======== Stored data

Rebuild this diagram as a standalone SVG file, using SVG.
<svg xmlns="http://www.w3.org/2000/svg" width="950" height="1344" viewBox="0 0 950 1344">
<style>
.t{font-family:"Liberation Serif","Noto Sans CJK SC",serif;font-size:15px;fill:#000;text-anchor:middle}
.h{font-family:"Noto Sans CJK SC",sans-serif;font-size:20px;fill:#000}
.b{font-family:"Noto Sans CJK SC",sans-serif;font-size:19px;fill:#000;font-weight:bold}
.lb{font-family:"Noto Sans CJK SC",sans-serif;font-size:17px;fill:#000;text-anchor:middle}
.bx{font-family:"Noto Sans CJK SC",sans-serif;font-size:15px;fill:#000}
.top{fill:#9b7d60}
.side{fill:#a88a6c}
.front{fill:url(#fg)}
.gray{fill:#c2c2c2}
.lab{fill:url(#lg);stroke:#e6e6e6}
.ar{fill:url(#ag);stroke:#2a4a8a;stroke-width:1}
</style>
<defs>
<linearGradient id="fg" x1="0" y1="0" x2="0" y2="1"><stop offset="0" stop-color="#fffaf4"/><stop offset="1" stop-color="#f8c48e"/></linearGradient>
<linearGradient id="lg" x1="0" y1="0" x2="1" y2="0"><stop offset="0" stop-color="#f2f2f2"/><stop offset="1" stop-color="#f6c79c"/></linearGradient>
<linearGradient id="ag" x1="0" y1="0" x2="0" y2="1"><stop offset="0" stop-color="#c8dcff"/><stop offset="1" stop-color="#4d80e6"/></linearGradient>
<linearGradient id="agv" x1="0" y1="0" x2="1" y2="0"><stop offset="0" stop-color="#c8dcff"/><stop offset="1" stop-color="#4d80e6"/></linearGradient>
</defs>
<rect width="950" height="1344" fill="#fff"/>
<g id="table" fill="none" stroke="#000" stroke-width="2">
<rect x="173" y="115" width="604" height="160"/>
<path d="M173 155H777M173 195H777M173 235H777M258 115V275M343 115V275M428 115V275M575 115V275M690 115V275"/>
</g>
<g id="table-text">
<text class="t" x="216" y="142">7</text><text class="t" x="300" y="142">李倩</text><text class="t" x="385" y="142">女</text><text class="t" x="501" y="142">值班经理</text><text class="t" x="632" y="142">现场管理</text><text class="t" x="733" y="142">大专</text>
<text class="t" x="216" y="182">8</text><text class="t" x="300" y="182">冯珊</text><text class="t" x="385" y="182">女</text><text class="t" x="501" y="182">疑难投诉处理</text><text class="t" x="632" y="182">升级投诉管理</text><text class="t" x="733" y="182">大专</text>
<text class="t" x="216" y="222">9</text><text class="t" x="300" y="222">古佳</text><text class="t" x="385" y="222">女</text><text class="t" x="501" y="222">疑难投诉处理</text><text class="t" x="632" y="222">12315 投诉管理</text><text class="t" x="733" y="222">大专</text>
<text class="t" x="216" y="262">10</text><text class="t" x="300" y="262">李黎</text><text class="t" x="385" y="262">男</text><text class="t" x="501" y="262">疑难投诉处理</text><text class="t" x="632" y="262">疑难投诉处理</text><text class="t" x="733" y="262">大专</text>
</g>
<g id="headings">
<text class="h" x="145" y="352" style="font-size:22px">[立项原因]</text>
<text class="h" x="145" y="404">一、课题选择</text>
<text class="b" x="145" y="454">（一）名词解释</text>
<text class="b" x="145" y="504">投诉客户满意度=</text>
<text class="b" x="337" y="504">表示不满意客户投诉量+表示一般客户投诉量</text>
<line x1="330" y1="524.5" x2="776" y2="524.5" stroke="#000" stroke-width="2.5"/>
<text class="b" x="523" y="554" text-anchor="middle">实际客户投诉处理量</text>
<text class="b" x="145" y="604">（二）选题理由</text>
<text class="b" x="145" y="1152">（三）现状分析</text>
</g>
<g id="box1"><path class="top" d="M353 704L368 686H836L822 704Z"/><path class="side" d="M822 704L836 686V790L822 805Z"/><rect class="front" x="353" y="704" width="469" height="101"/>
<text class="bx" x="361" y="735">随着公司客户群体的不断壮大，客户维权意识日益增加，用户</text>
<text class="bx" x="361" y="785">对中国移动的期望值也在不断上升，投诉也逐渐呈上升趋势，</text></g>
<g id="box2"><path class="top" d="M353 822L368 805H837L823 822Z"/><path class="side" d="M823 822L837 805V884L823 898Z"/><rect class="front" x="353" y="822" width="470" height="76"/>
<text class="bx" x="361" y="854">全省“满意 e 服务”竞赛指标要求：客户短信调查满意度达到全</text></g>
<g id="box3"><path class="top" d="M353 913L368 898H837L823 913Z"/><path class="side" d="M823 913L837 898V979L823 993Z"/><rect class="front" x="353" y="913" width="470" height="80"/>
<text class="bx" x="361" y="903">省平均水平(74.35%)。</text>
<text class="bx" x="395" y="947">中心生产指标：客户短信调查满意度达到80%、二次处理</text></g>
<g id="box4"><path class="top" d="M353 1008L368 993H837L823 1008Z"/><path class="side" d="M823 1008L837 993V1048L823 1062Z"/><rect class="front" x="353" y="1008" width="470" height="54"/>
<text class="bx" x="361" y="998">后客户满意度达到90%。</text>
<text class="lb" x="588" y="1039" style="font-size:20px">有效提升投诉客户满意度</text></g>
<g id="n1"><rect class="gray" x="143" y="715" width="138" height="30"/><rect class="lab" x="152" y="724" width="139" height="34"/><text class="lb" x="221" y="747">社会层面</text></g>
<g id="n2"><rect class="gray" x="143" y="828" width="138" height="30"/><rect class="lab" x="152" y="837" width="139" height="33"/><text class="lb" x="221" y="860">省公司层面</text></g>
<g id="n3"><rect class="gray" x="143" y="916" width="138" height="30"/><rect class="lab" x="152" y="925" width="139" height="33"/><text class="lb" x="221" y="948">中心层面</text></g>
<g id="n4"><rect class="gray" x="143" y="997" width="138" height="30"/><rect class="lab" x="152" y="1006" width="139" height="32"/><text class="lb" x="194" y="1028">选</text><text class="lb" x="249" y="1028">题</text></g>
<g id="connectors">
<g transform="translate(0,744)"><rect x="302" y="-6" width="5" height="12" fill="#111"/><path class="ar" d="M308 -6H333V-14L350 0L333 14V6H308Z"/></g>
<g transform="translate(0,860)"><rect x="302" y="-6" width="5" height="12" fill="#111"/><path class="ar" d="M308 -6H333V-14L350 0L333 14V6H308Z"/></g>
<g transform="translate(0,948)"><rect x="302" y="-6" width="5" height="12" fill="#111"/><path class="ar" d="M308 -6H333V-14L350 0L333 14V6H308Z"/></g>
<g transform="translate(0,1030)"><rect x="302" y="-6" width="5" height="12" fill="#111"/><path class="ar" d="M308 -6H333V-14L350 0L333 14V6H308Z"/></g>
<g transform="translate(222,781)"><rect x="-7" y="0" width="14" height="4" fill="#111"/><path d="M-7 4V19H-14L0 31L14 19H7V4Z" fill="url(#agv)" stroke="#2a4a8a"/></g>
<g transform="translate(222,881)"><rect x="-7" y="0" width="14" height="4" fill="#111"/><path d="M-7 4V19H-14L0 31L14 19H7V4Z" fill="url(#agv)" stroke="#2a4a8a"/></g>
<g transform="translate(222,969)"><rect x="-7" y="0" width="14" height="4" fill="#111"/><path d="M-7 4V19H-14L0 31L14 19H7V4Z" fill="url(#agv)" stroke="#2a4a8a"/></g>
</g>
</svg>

================

- Task requirements: Write out the material from the first line to the last, exactly.

- Solution to this problem:
Rebuild this diagram as a standalone SVG file, using SVG.
<svg xmlns="http://www.w3.org/2000/svg" width="950" height="1344" viewBox="0 0 950 1344">
<style>
.t{font-family:"Liberation Serif","Noto Sans CJK SC",serif;font-size:15px;fill:#000;text-anchor:middle}
.h{font-family:"Noto Sans CJK SC",sans-serif;font-size:20px;fill:#000}
.b{font-family:"Noto Sans CJK SC",sans-serif;font-size:19px;fill:#000;font-weight:bold}
.lb{font-family:"Noto Sans CJK SC",sans-serif;font-size:17px;fill:#000;text-anchor:middle}
.bx{font-family:"Noto Sans CJK SC",sans-serif;font-size:15px;fill:#000}
.top{fill:#9b7d60}
.side{fill:#a88a6c}
.front{fill:url(#fg)}
.gray{fill:#c2c2c2}
.lab{fill:url(#lg);stroke:#e6e6e6}
.ar{fill:url(#ag);stroke:#2a4a8a;stroke-width:1}
</style>
<defs>
<linearGradient id="fg" x1="0" y1="0" x2="0" y2="1"><stop offset="0" stop-color="#fffaf4"/><stop offset="1" stop-color="#f8c48e"/></linearGradient>
<linearGradient id="lg" x1="0" y1="0" x2="1" y2="0"><stop offset="0" stop-color="#f2f2f2"/><stop offset="1" stop-color="#f6c79c"/></linearGradient>
<linearGradient id="ag" x1="0" y1="0" x2="0" y2="1"><stop offset="0" stop-color="#c8dcff"/><stop offset="1" stop-color="#4d80e6"/></linearGradient>
<linearGradient id="agv" x1="0" y1="0" x2="1" y2="0"><stop offset="0" stop-color="#c8dcff"/><stop offset="1" stop-color="#4d80e6"/></linearGradient>
</defs>
<rect width="950" height="1344" fill="#fff"/>
<g id="table" fill="none" stroke="#000" stroke-width="2">
<rect x="173" y="115" width="604" height="160"/>
<path d="M173 155H777M173 195H777M173 235H777M258 115V275M343 115V275M428 115V275M575 115V275M690 115V275"/>
</g>
<g id="table-text">
<text class="t" x="216" y="142">7</text><text class="t" x="300" y="142">李倩</text><text class="t" x="385" y="142">女</text><text class="t" x="501" y="142">值班经理</text><text class="t" x="632" y="142">现场管理</text><text class="t" x="733" y="142">大专</text>
<text class="t" x="216" y="182">8</text><text class="t" x="300" y="182">冯珊</text><text class="t" x="385" y="182">女</text><text class="t" x="501" y="182">疑难投诉处理</text><text class="t" x="632" y="182">升级投诉管理</text><text class="t" x="733" y="182">大专</text>
<text class="t" x="216" y="222">9</text><text class="t" x="300" y="222">古佳</text><text class="t" x="385" y="222">女</text><text class="t" x="501" y="222">疑难投诉处理</text><text class="t" x="632" y="222">12315 投诉管理</text><text class="t" x="733" y="222">大专</text>
<text class="t" x="216" y="262">10</text><text class="t" x="300" y="262">李黎</text><text class="t" x="385" y="262">男</text><text class="t" x="501" y="262">疑难投诉处理</text><text class="t" x="632" y="262">疑难投诉处理</text><text class="t" x="733" y="262">大专</text>
</g>
<g id="headings">
<text class="h" x="145" y="352" style="font-size:22px">[立项原因]</text>
<text class="h" x="145" y="404">一、课题选择</text>
<text class="b" x="145" y="454">（一）名词解释</text>
<text class="b" x="145" y="504">投诉客户满意度=</text>
<text class="b" x="337" y="504">表示不满意客户投诉量+表示一般客户投诉量</text>
<line x1="330" y1="524.5" x2="776" y2="524.5" stroke="#000" stroke-width="2.5"/>
<text class="b" x="523" y="554" text-anchor="middle">实际客户投诉处理量</text>
<text class="b" x="145" y="604">（二）选题理由</text>
<text class="b" x="145" y="1152">（三）现状分析</text>
</g>
<g id="box1"><path class="top" d="M353 704L368 686H836L822 704Z"/><path class="side" d="M822 704L836 686V790L822 805Z"/><rect class="front" x="353" y="704" width="469" height="101"/>
<text class="bx" x="361" y="735">随着公司客户群体的不断壮大，客户维权意识日益增加，用户</text>
<text class="bx" x="361" y="785">对中国移动的期望值也在不断上升，投诉也逐渐呈上升趋势，</text></g>
<g id="box2"><path class="top" d="M353 822L368 805H837L823 822Z"/><path class="side" d="M823 822L837 805V884L823 898Z"/><rect class="front" x="353" y="822" width="470" height="76"/>
<text class="bx" x="361" y="854">全省“满意 e 服务”竞赛指标要求：客户短信调查满意度达到全</text></g>
<g id="box3"><path class="top" d="M353 913L368 898H837L823 913Z"/><path class="side" d="M823 913L837 898V979L823 993Z"/><rect class="front" x="353" y="913" width="470" height="80"/>
<text class="bx" x="361" y="903">省平均水平(74.35%)。</text>
<text class="bx" x="395" y="947">中心生产指标：客户短信调查满意度达到80%、二次处理</text></g>
<g id="box4"><path class="top" d="M353 1008L368 993H837L823 1008Z"/><path class="side" d="M823 1008L837 993V1048L823 1062Z"/><rect class="front" x="353" y="1008" width="470" height="54"/>
<text class="bx" x="361" y="998">后客户满意度达到90%。</text>
<text class="lb" x="588" y="1039" style="font-size:20px">有效提升投诉客户满意度</text></g>
<g id="n1"><rect class="gray" x="143" y="715" width="138" height="30"/><rect class="lab" x="152" y="724" width="139" height="34"/><text class="lb" x="221" y="747">社会层面</text></g>
<g id="n2"><rect class="gray" x="143" y="828" width="138" height="30"/><rect class="lab" x="152" y="837" width="139" height="33"/><text class="lb" x="221" y="860">省公司层面</text></g>
<g id="n3"><rect class="gray" x="143" y="916" width="138" height="30"/><rect class="lab" x="152" y="925" width="139" height="33"/><text class="lb" x="221" y="948">中心层面</text></g>
<g id="n4"><rect class="gray" x="143" y="997" width="138" height="30"/><rect class="lab" x="152" y="1006" width="139" height="32"/><text class="lb" x="194" y="1028">选</text><text class="lb" x="249" y="1028">题</text></g>
<g id="connectors">
<g transform="translate(0,744)"><rect x="302" y="-6" width="5" height="12" fill="#111"/><path class="ar" d="M308 -6H333V-14L350 0L333 14V6H308Z"/></g>
<g transform="translate(0,860)"><rect x="302" y="-6" width="5" height="12" fill="#111"/><path class="ar" d="M308 -6H333V-14L350 0L333 14V6H308Z"/></g>
<g transform="translate(0,948)"><rect x="302" y="-6" width="5" height="12" fill="#111"/><path class="ar" d="M308 -6H333V-14L350 0L333 14V6H308Z"/></g>
<g transform="translate(0,1030)"><rect x="302" y="-6" width="5" height="12" fill="#111"/><path class="ar" d="M308 -6H333V-14L350 0L333 14V6H308Z"/></g>
<g transform="translate(222,781)"><rect x="-7" y="0" width="14" height="4" fill="#111"/><path d="M-7 4V19H-14L0 31L14 19H7V4Z" fill="url(#agv)" stroke="#2a4a8a"/></g>
<g transform="translate(222,881)"><rect x="-7" y="0" width="14" height="4" fill="#111"/><path d="M-7 4V19H-14L0 31L14 19H7V4Z" fill="url(#agv)" stroke="#2a4a8a"/></g>
<g transform="translate(222,969)"><rect x="-7" y="0" width="14" height="4" fill="#111"/><path d="M-7 4V19H-14L0 31L14 19H7V4Z" fill="url(#agv)" stroke="#2a4a8a"/></g>
</g>
</svg>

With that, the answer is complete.